OmegaCAM — the wide-field optical camera on ESO’s VLT Survey Telescope (VST) — has captured the spectacular Orion Nebula and its associated cluster of young stars in great detail, producing a beautiful new image. This object is one of the closest stellar nurseries for both low and high-mass stars, at a distance of about 1350 light-years.

But this is more than just a pretty picture. A team led by ESO astronomer Giacomo Beccari has used these data of unparallelled quality to precisely measure the brightness and colours of all the stars in the Orion Nebula Cluster. These measurements allowed the astronomers to determine the mass and ages of the stars. To their surprise, the data revealed three different sequences of potentially different ages.

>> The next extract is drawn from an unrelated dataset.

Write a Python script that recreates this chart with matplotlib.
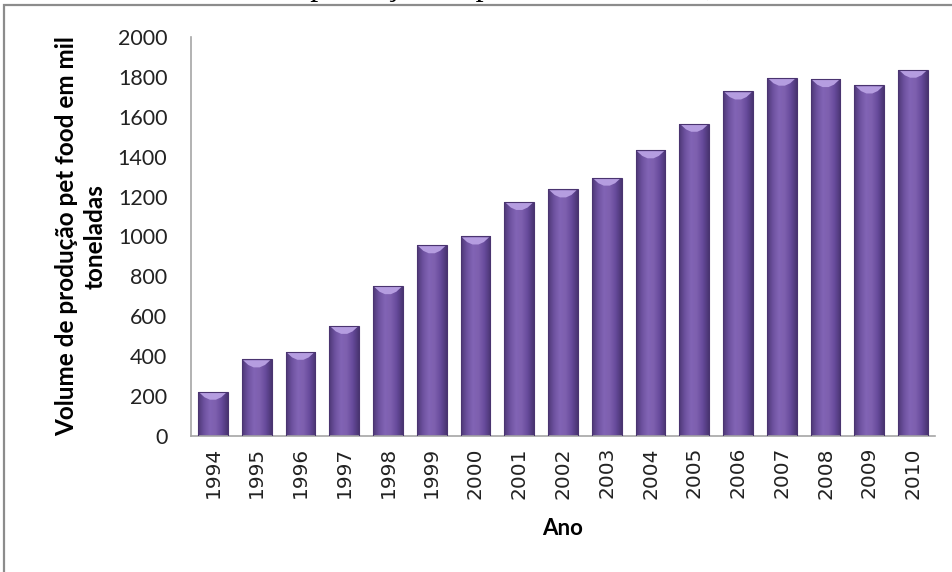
import matplotlib.pyplot as plt
import numpy as np
from matplotlib.colors import LinearSegmentedColormap
from matplotlib.patches import Polygon, Rectangle

anos = ["1994", "1995", "1996", "1997", "1998", "1999", "2000", "2001", "2002",
        "2003", "2004", "2005", "2006", "2007", "2008", "2009", "2010"]
volume = [222, 384, 422, 552, 751, 956, 1000, 1173, 1236,
          1295, 1432, 1565, 1727, 1796, 1789, 1757, 1836]
yticks = [0, 200, 400, 600, 800, 1000, 1200, 1400, 1600, 1800, 2000]

fig = plt.figure(figsize=(9.53, 5.72), dpi=100)
fig.patch.set_facecolor("white")

# titulo cortado no topo da pagina
fig.text(165 / 953, 1 + 5 / 572, "Volume de produção de pet food no Brasil, 1994 a 2010",
         family="Liberation Serif", fontsize=23, ha="left", va="baseline")

# moldura do grafico
fig.patches.append(Rectangle((4 / 953, -0.1), 1.1, 0.1 + (572 - 5) / 572,
                             transform=fig.transFigure, fill=False,
                             edgecolor="#8c8c8c", linewidth=1.6))

ax = fig.add_axes([191 / 953, 136 / 572, (935 - 191) / 953, (436 - 37) / 572])
x = np.arange(len(anos))
bars = ax.bar(x, volume, width=0.68, color="none", edgecolor="#4a3470",
              linewidth=0.8, zorder=3)

# gradiente horizontal para dar volume as barras
cmap = LinearSegmentedColormap.from_list(
    "roxo", ["#4e3877", "#6e52a0", "#8264b5", "#7d5fae", "#664a9b", "#4a3572"])
grad = np.linspace(0, 1, 64).reshape(1, -1)
bevel = 40
for b in bars:
    x0, w, h = b.get_x(), b.get_width(), b.get_height()
    im = ax.imshow(grad, extent=(x0, x0 + w, 0, h), aspect="auto",
                   cmap=cmap, zorder=2, interpolation="bicubic")
    im.set_clip_path(b)
    topo = Polygon([(x0 + 0.03, h - 4), (x0 + w - 0.03, h - 4),
                    (x0 + w * 0.78, h - bevel * 0.7), (x0 + w * 0.6, h - bevel),
                    (x0 + w * 0.4, h - bevel), (x0 + w * 0.22, h - bevel * 0.7)],
                   closed=True, facecolor="#b59de0", edgecolor="none", zorder=2.5)
    ax.add_patch(topo)

ax.set_xlim(-0.5, len(anos) - 0.5)
ax.set_ylim(0, 2000)
ax.set_yticks(yticks)
ax.set_yticklabels([str(v) for v in yticks], family="Lato", fontsize=15.5, color="#222222")
ax.set_xticks(x)
ax.set_xticklabels(anos, rotation=90, family="DejaVu Sans", fontsize=14.5, color="#222222")
ax.tick_params(axis="y", length=0, pad=17)
ax.tick_params(axis="x", length=0, pad=8)

for s in ["top", "right"]:
    ax.spines[s].set_visible(False)
ax.spines["left"].set_color("#a6a6a6")
ax.spines["bottom"].set_color("#a6a6a6")
ax.spines["left"].set_linewidth(1.2)
ax.spines["bottom"].set_linewidth(1.2)

ax.set_ylabel("Volume de produção pet food em mil\ntoneladas", family="Lato",
              fontweight="bold", fontsize=17.5, labelpad=8, linespacing=1.3)
ax.set_xlabel("Ano", family="Lato", fontweight="bold", fontsize=16, labelpad=14)

fig.savefig("out.png", dpi=100)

Looking at the data for the first time was one of those ‘Wow!’ moments that happen only once or twice in an astronomer’s lifetime,” says Beccari, lead ­author of the paper presenting the results. “The incredible quality of the OmegaCAM images revealed without any doubt that we were seeing three distinct populations of stars in the central parts of Orion.

Monika Petr-Gotzens, co-author and also based at ESO Garching, continues, “This is an important result. What we are witnessing is that the stars of a cluster at the beginning of their lives didn’t form altogether simultaneously. This may mean that our understanding of how stars form in clusters needs to be modified.

The astronomers looked carefully at the possibility that instead of indicating different ages, the different brightnesses and colours of some of the stars were due to hidden companion stars, which would make the stars appear brighter and redder than they really were. But this idea would imply quite unusual properties of the pairs, which have never before been observed. Other measurements of the stars, such as their rotation speeds and spectra, also indicated that they must have different ages.

Although we cannot yet formally disprove the possibility that these stars are binaries, it seems much more natural to accept that what we see are three generations of stars that formed in succession, within less than three million years,” concludes Beccari.

The new results strongly suggest that star formation in the Orion Nebula Cluster is proceeding in bursts, and more quickly than had been previously thought.